A Holy Temple in the Lord

“…in whom… the whole structure grows into a holy temple in the Lord.” (Ephesians 2:21)

Bible Reading: Ephesians 2:19-21

The idea of a household “built on the foundation of the apostles and prophets…” (Ephesians 2:20) gives rise to a further blessing that all nations enjoy in Christ. In him, they become “a holy temple… a dwelling place for God by the Spirit” (v. 21).

Temples are universally dwelling places for deities (gods). It was always God’s desire to dwell with his people. The Garden of Eden can be thought of as a garden temple, and later, the tabernacle and Solomon’s temple fulfilled that role.

At Mount Sinai after rescuing his people from Egypt and establishing his covenant with them, God commanded Moses to gather an offering of materials from the people to “make me a sanctuary, that I may dwell in their midst” (Exodus 25:8). Many of the regulations of the Law concerned how that initial sanctuary or holy place (the tabernacle) was to be built, transported and kept undefiled. It was here that God chose to meet with his people.

The tabernacle was followed by Solomon’s temple. Ultimately, these physical buildings gave way to a more glorious expression of God’s presence with his people in the coming of the Son of God to dwell in human form on earth. When the angel of the Lord spoke to Joseph, the betrothed husband of Mary, he told him that the child she would bear would be called “Immanuel, which means God with us” (Matthew 1:23). Jesus truly was God living among us in human form.

Upon Jesus’ departure and return to his Father in heaven, his disciples were not left without the intimate personal presence of God. Rather, the Holy Spirit, the third person of the Godhead, came to live within each of them (John 14:15-23). Through his indwelling presence, there is a sense in which each Christian becomes a “temple” of the Holy Spirit – or at least, their bodies do (1 Corinthians 6:19). God is personally present in all true believers.

Greater weight is given, however, to the idea that all believers together are built into a temple, a dwelling place for God by the Spirit. That is what Paul is referring to here in v. 22. “In him”, he says, “you also are being built together into a dwelling place for God by the Spirit”. The church, as well as the individual, is the dwelling place of God (1 Corinthians 3:16, 17; 1 Peter 2:4, 5).

What blessed thoughts these are. God is present with us today just as surely as he was in the days of Moses and Solomon and Jesus’ disciples.
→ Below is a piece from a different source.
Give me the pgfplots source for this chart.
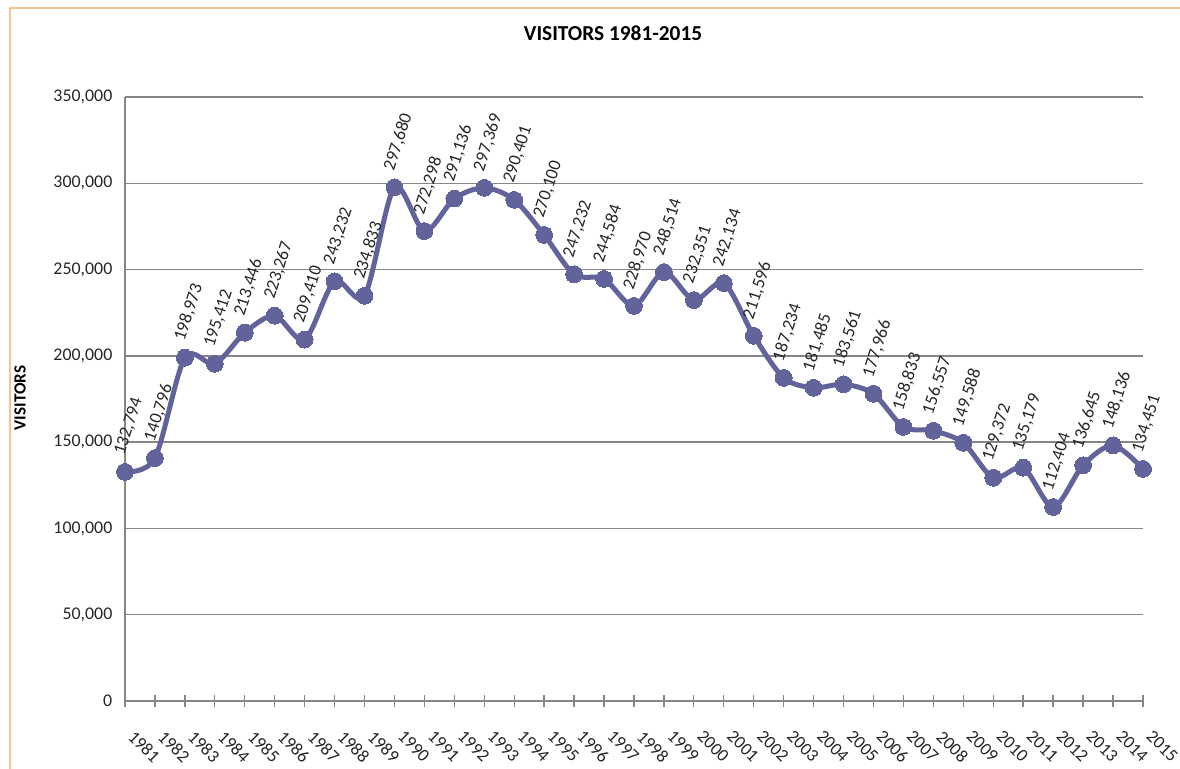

It is proper for us to take all the essential truths we learn from these phases of salvation history and translate them into our situation today.

When we do that, we are immediately impressed by the possibility of intimate fellowship with the triune God now. But we cannot escape the scorching holiness of God that characterises his being and the demand that the temple of the Lord should be holy.

 Closing Thoughts:

  • Do you think of yourself, and the church, as a dwelling place of God?
  • Does this excite you, yet also arouse reverential fear?